His earliest twelve short stories, written between 1838 and 1840 purported to be the literary remains of an 18th century Catholic priest called Father Purcell. They were published in the Dublin University Magazine and were later collected as The Purcell Papers (1880). They are mostly set in Ireland and include some classic stories of gothic horror featuring gloomy castles, supernatural visitations from beyond the grave, madness and suicide. They include some widely anthologised pieces:

  • "The Ghost and the Bonesetter" (1838), his first published story, in a jocular vein.
  • "The Fortunes of Sir Robert Ardagh" (1838).
  • "The Last Heir of Castle Connor" (1838).
  • "Strange Event in the Life of Schalken the Painter" (1839), a disturbing story of a revenant who comes from beyond the grave to claim a bride: the old folkloric motif of the Demon lover.
  • "Passage in the Secret History of an Irish Countess" (1839): an early version of his later novel Uncle Silas.
  • "A Chapter in the History of the Tyrone Family" (1839), which may have influenced Charlotte Brontë's Jane Eyre.

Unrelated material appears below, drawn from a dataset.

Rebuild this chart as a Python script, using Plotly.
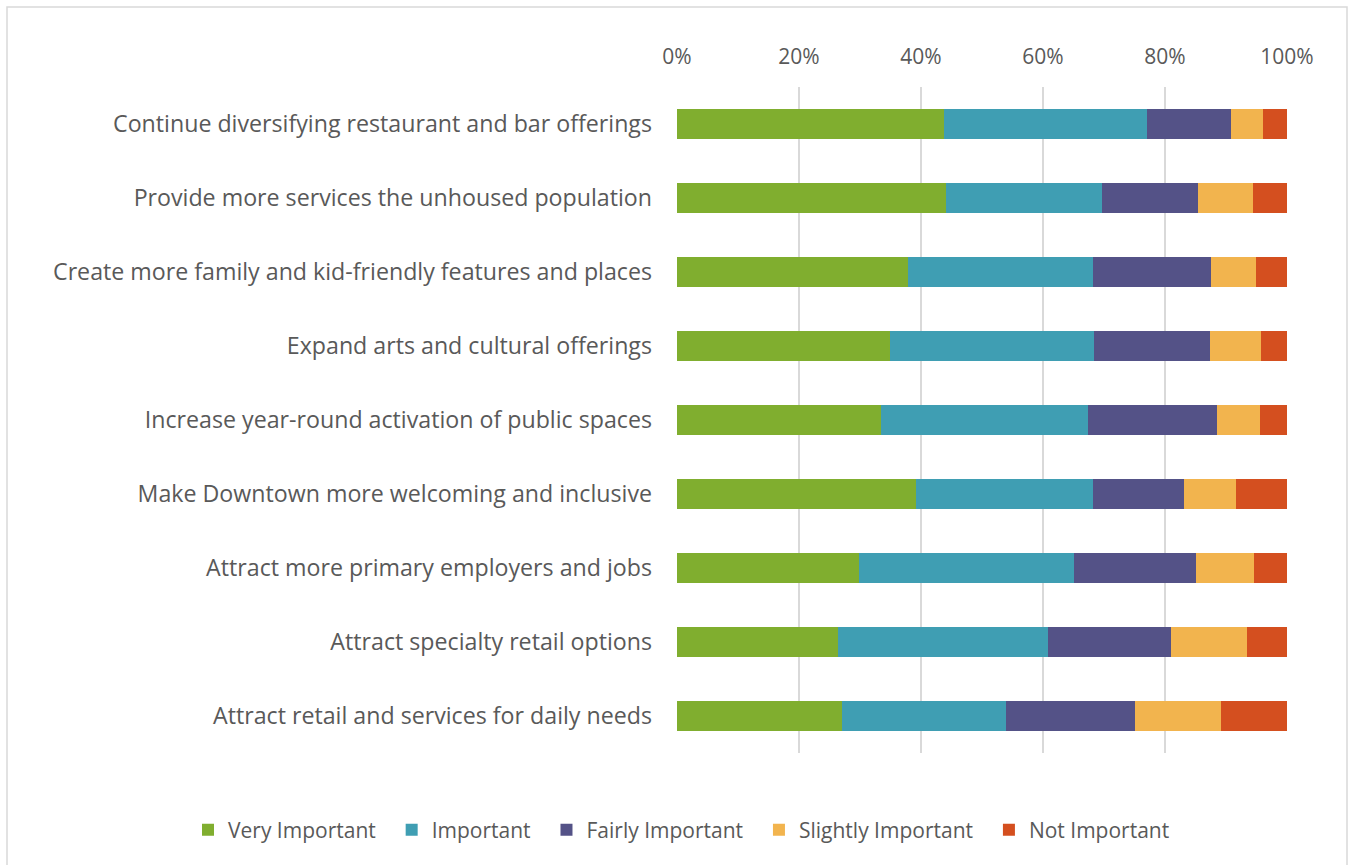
import plotly.graph_objects as go

# Survey priorities, top to bottom as shown
categories = [
    "Continue diversifying restaurant and bar offerings",
    "Provide more services the unhoused population",
    "Create more family and kid-friendly features and places",
    "Expand arts and cultural offerings",
    "Increase year-round activation of public spaces",
    "Make Downtown more welcoming and inclusive",
    "Attract more primary employers and jobs",
    "Attract specialty retail options",
    "Attract retail and services for daily needs",
]

very_important = [43.8, 44.1, 37.8, 34.9, 33.5, 39.2, 29.8, 26.4, 27.0]
important = [33.2, 25.5, 30.4, 33.4, 33.8, 29.0, 35.3, 34.5, 27.0]
fairly_important = [13.8, 15.8, 19.4, 19.1, 21.3, 14.9, 20.0, 20.1, 21.1]
slightly_important = [5.2, 9.1, 7.3, 8.4, 6.9, 8.6, 9.5, 12.4, 14.1]
not_important = [4.0, 5.5, 5.1, 4.2, 4.5, 8.3, 5.4, 6.6, 10.8]

series = [
    ("Very Important", very_important, "#80AE2F"),
    ("Important", important, "#3F9EB3"),
    ("Fairly Important", fairly_important, "#545287"),
    ("Slightly Important", slightly_important, "#F2B44E"),
    ("Not Important", not_important, "#D44F1F"),
]

# extra trailing space widens the gap between legend entries
legend_pad = "&nbsp;&nbsp;"

fig = go.Figure()
for name, vals, color in series:
    fig.add_trace(go.Bar(
        y=categories,
        x=vals,
        name=name + legend_pad,
        orientation="h",
        marker=dict(color=color, line=dict(width=0)),
    ))

W, H = 1349, 865
left, right, top, bottom = 677, 62, 87, 112
pw = W - left - right
ph = H - top - bottom

def px_x(p):
    return (p - left) / pw

def px_y(p):
    return (H - bottom - p) / ph

fig.update_layout(
    barmode="stack",
    width=W,
    height=H,
    margin=dict(l=left, r=right, t=top, b=bottom, autoexpand=False),
    paper_bgcolor="white",
    plot_bgcolor="white",
    bargap=0.595,
    font=dict(family="Open Sans", color="#595959"),
    xaxis=dict(
        side="top",
        range=[0, 100],
        tickvals=[0, 20, 40, 60, 80, 100],
        ticktext=["0%", "20%", "40%", "60%", "80%", "100%"],
        showgrid=True,
        gridcolor="#D9D9D9",
        gridwidth=1.5,
        zeroline=False,
        showline=False,
        ticks="",
        tickfont=dict(size=21, color="#595959"),
        ticklabelstandoff=18,
        fixedrange=True,
    ),
    yaxis=dict(
        categoryorder="array",
        categoryarray=categories,
        autorange="reversed",
        showgrid=False,
        ticks="",
        tickfont=dict(size=23.2, color="#595959"),
        ticklabelstandoff=24,
        fixedrange=True,
    ),
    legend=dict(
        orientation="h",
        xref="paper",
        x=px_x(188),
        xanchor="left",
        y=px_y(830),
        yanchor="middle",
        font=dict(size=21, color="#595959"),
        traceorder="normal",
    ),
    shapes=[
        dict(
            type="rect",
            xref="paper",
            yref="paper",
            x0=px_x(7),
            x1=px_x(1347),
            y0=px_y(875),
            y1=px_y(7),
            line=dict(color="#D9D9D9", width=1.5),
            fillcolor="rgba(0,0,0,0)",
            layer="below",
        )
    ],
)

fig.write_html("out.html")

Some of these stories, including a revised version of "Schalken" were reprinted in Le Fanu's first collection of short stories: the very rare Ghost Stories and Tales of Mystery (1851).

Le Fanu's first novels were historical, in the mode of Sir Walter Scott, though with an Irish background:

  • The Cock and Anchor (1845).
  • Torlogh O'Brien (1847).
  • The House by the Churchyard (1863), was the last of Le Fanu's novels to be set in the past and, as mentioned above, the last with an Irish setting. It is noteworthy that, here, Le Fanu's historical mode is blended with his later Gothic mode, influenced by his reading of the classic writers of that genre such as Anne Radcliffe. This novel was later an important source for Joyce's Finnegans Wake and is based in Chapelizod in Dublin where Le Fanu lived for some time.

His best-known works, still widely read today, are:

  • Uncle Silas (1864), a macabre mystery novel and classic of gothic horror, which has been adapted as a terrifying film. It is a much extended adaptation of his earlier short story "Passage in the Secret History of an Irish Countess", with the locale switched from Ireland to England.
  • In a Glass Darkly (1872), a collection of five short stories in the horror and mystery genres, presented as the posthumous papers of the psychic investigator Dr Hesselius:
  • "Green Tea"
  • "The Familiar"
  • "Mr Justice Harbottle" (perhaps better known in its earlier, very different version, "An Account of Some Strange Disturbances in Aungier Street")
  • "The Room in the Dragon Volant", not a ghost story but a notable mystery story that includes the theme of premature burial
  • "Carmilla", a compelling tale of a lesbian vampire, set in darkest central Europe. This story was to greatly influence Bram Stoker in the writing of Dracula. It also served as the basis for several films including Hammer's The Vampire Lovers; Danish director Carl Theodor Dreyer's Vampyr (1932) also shares some plot elements with it, and has reportedly [citation needed] inspired the film.

Other fiction by Le Fanu includes:

  • Wylder's Hand (1864).
  • Guy Deverell (1865).
  • Haunted Lives (1868).
  • The Wyvern Mystery (1869).
  • The Rose and the Key (1871), which describes the horrors of the private lunatic asylum; a classic gothic trope.
  • Chronicles of Golden Friars (1871), a collection of short stories. This is a fabulously rare book of which there are said to be less than a dozen volumes in existence.
  • The Watcher and Other Weird Stories (1894), another collection of short stories, published posthumously.
  • Madam Crowl's Ghost and Other Tales of Mystery (1923), uncollected short stories gathered from their original magazine publications and edited by M.R. James. The publication of this book led to the revival in interest in Le Fanu, which has continued to this day.

[edit] Further Reading

There is an extensive critical analysis of Le Fanu's work in Jack Sullivan's book Elegant Nightmares: The English Ghost Story From Le Fanu to Blackwood (1978) and a biography Sheridan Le Fanu (third edition 1997) by W. J. Mc Cormack. Le Fanu, his works, and his family background are explored in Gavin Selerie's mixed prose/verse text Le Fanu's Ghost (2006).